At least two Ohio earthquakes hit Monday morning, causing authorities to shut down a fracking operation in the area until it could be investigated.
The magnitude 3.0 quake at about 2:26 a.m. was strong enough to wake up some residents in Poland Township, according to local NBC affiliate WFMJ. Reports said the smaller quake followed at 11:44 a.m.
The deeper these operations drill into the ground to get oil, the more that this becomes a public safety issue, not just an environmental issue. These operations pay good money while they last -- but then they close down at some point, creating a cycle of boom and bust. While we don't know at this point whether fracking caused these earthquakes, the suspicion was strong enough that
authorities called a halt until they could find out.
"All available information indicates the events are not connected to Class II injection activities," Mark Bruce says, ODNR public information officer.
"Out of an abundance of caution we notified the only oil and gas operator in the area, and ordered them to halt all operations until further assessment can take place. ODNR is using all available resources to determine the exact circumstances surrounding this event and will take the appropriate actions necessary to protect public health and safety."
Ohio has had a previous problem with earthquakes that was linked to fracking; Al-Jazeera:
Ohio already has regulations prohibiting the disposal of fracking wastewater in certain counties. In January 2012, the state halted the disposal of oil and gas waste disposal in injection wells within a five-mile radius of a well in Youngstown that was linked to a series of earthquakes in 2011.
This has been well-documented.
Alison Auciello, the Ohio organizer for environmental group Food and Water Watch, told Al Jazeera that the location and depth of the latest earthquakes’ epicenters are consistent with the particular drilling sites — meaning they may have been caused by the fracking operation itself rather than waste disposal.
Wilma Subra, an environmental consultant and veteran activist, told Al Jazeera that it is only a matter of time before fracking operations cause earthquakes. “When you put that much liquid under extreme pressure down into a shale formation, it leaks out of the shale formation and into an area where there is a fault, resulting in an earthquake,” she said.
Even the smallest quakes can impact the quality of life.

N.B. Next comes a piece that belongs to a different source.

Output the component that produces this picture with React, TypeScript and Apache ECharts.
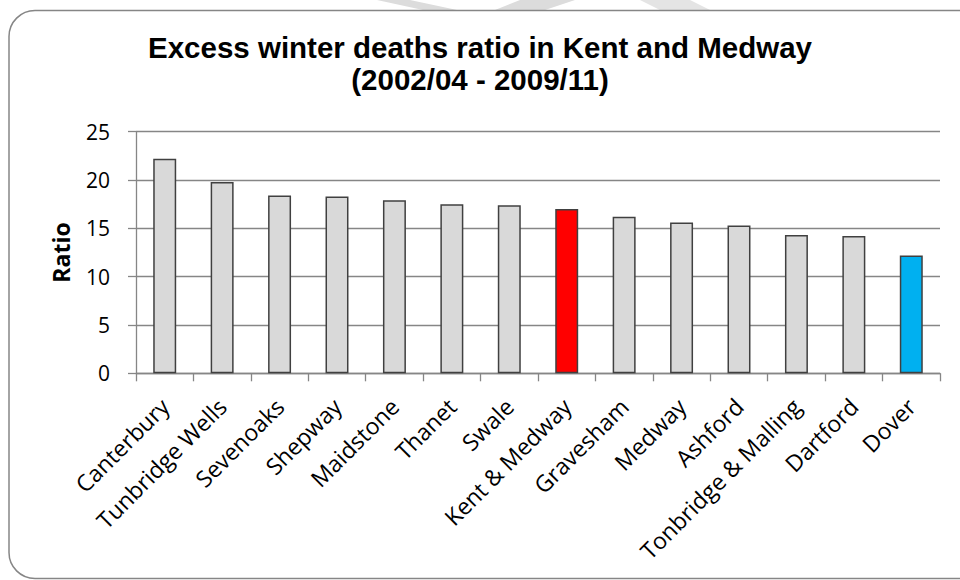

The Business Journal Daily:
Valerie Dearing, a resident of Poland Village and a member of the FrackFree Mahoning opposition group, drove to the closest public vantage point of the Hilcorp well pads -- near the township park -- Monday afternoon. Dearing frequently visits the site, keeping tabs on the drilling. Gas flares, compession and storage tanks can be seen closest to the park road; the completion rigs believed to be used in the latest round of fracking visible but obscured by distance.
"I'm concerned about the earthquakes. I've been reading all about the so-called frack quakes in Texas and that area and I figured it would just be a matter of time before Ohio experienced frack quakes," Dearing said. "I don't know if there will be anymore frack quakes but I'm very concerned."
Dearing said the early morning earthquake woke her "from a deep sleep and shook the paintings on my walls."
A resident of an upscale development off Struthers Road said she and her husband slept through the first earthquake. "But my girls were freaking out," she said. Her youngest, an elementary school student, "was really scared."
Should fracking continue to grow in the US, expect these quakes to become even more common.